L’attuale dibattito sulla esistenza o attenuazione delle condizionalità, per valutare l’accesso o meno all’intervento del MES, che divide le diverse posizioni all’interno del governo, mi riesce, alla luce di quanto sopra, poco comprensibile. E’ del tutto evidente che l’Italia, come anche altri paesi europei, non ce la faranno da soli ad uscire da un’emergenza come quella che stiamo sopportando anche perché la salute dei nostri conti pubblici era già delicata prima dell’avvento della pandemia. Prediligere una modalità di aiuto, piuttosto che un’altra come gli eurobond, non cambia la sostanza perché sempre di nuovo debito si tratta, che dovrà pur essere onorato. Qualunque prestatore lo pretende. E le garanzie di restituzione, per essere credibili, devono essere rigorose attraverso un cambio di passo, che in ogni caso sarà indispensabile. Se l’offerta del MES sarà quella di un sostegno limitato alla contingenza sanitaria attuale, e se le condizioni del prestito saranno meno onerose rispetto ad altre, converrà utilizzare questa opportunità.
Rispetto agli eurobond – rammento che sono stata l’artefice della prima emissione storica di obbligazioni in Italia avvenuta nel mio Comune e quindi il tema mi è caro – non mi è chiaro quali siano i possibili acquirenti e destinatari della loro emissione. Se vogliamo evitare investitori istituzionali nazionali ed esteri, restano i risparmi dei cittadini giacenti sui conti correnti per circa 1.500 miliardi. Ma pur offrendo un tasso come quello praticato dal MES dubito che rappresentino per i risparmiatori una discreta appetibilità rispetto ad una durata di rimborso del capitale che dovrà per forza essere molto lunga, forse quasi una vita, vista l’incertezza del momento sulle prospettive di una ripresa dell’occupazione e della produttività.

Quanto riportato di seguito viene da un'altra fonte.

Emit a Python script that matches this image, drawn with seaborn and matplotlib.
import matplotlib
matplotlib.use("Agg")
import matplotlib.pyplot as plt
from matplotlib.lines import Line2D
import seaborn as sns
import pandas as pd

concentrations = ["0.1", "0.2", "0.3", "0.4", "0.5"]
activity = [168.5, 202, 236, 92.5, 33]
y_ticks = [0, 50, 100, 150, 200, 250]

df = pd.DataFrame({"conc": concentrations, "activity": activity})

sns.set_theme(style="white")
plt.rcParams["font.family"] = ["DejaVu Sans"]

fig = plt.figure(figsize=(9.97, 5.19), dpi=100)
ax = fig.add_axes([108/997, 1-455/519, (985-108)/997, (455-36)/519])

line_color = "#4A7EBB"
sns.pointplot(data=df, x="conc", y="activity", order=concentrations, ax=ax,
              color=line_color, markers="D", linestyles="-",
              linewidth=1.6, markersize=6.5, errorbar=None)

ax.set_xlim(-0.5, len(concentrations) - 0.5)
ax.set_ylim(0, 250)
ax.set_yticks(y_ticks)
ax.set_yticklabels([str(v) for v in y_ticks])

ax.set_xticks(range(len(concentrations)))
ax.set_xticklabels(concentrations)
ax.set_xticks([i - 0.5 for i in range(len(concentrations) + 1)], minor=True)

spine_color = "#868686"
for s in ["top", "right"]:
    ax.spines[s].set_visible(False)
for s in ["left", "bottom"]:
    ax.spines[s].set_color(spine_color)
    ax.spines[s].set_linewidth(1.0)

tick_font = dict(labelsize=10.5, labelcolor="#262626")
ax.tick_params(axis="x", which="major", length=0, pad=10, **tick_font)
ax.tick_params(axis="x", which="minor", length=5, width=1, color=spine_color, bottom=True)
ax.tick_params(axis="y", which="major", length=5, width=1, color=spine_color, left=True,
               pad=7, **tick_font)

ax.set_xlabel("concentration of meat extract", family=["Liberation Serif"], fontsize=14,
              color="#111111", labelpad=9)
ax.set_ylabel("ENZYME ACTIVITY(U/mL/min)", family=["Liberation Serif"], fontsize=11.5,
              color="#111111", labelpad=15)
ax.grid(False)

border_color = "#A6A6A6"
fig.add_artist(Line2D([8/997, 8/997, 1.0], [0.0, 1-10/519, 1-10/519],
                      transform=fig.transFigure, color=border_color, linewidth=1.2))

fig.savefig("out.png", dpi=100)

La strada maestra non può che essere quella di ridurre l’entità del debito, mantenendo basso il suo costo medio, realizzando un avanzo primario e mettendo in atto tutte le misure possibili per consolidare la finanza nazionale, anche attraverso una diversa scelta delle priorità di intervento dello Stato. Almeno questo il Covid19 ce lo sta già insegnando.
(1) Regno del Belgio, Repubblica Federale di Germania, Repubblica di Estonia, Irlanda, Repubblica Ellenica, Regno di Spagna, Repubblica Francese, Repubblica di Cipro, Granducato del Lussemburgo, Repubblica di Malta, Regno dei Paesi Bassi, Repubblica d’Austria, Repubblica portoghese, Repubblica di Slovenia, Repubblica Slovacca, Repubblica di Finlandia. (membri del MES oltre alla Repubblica Italiana).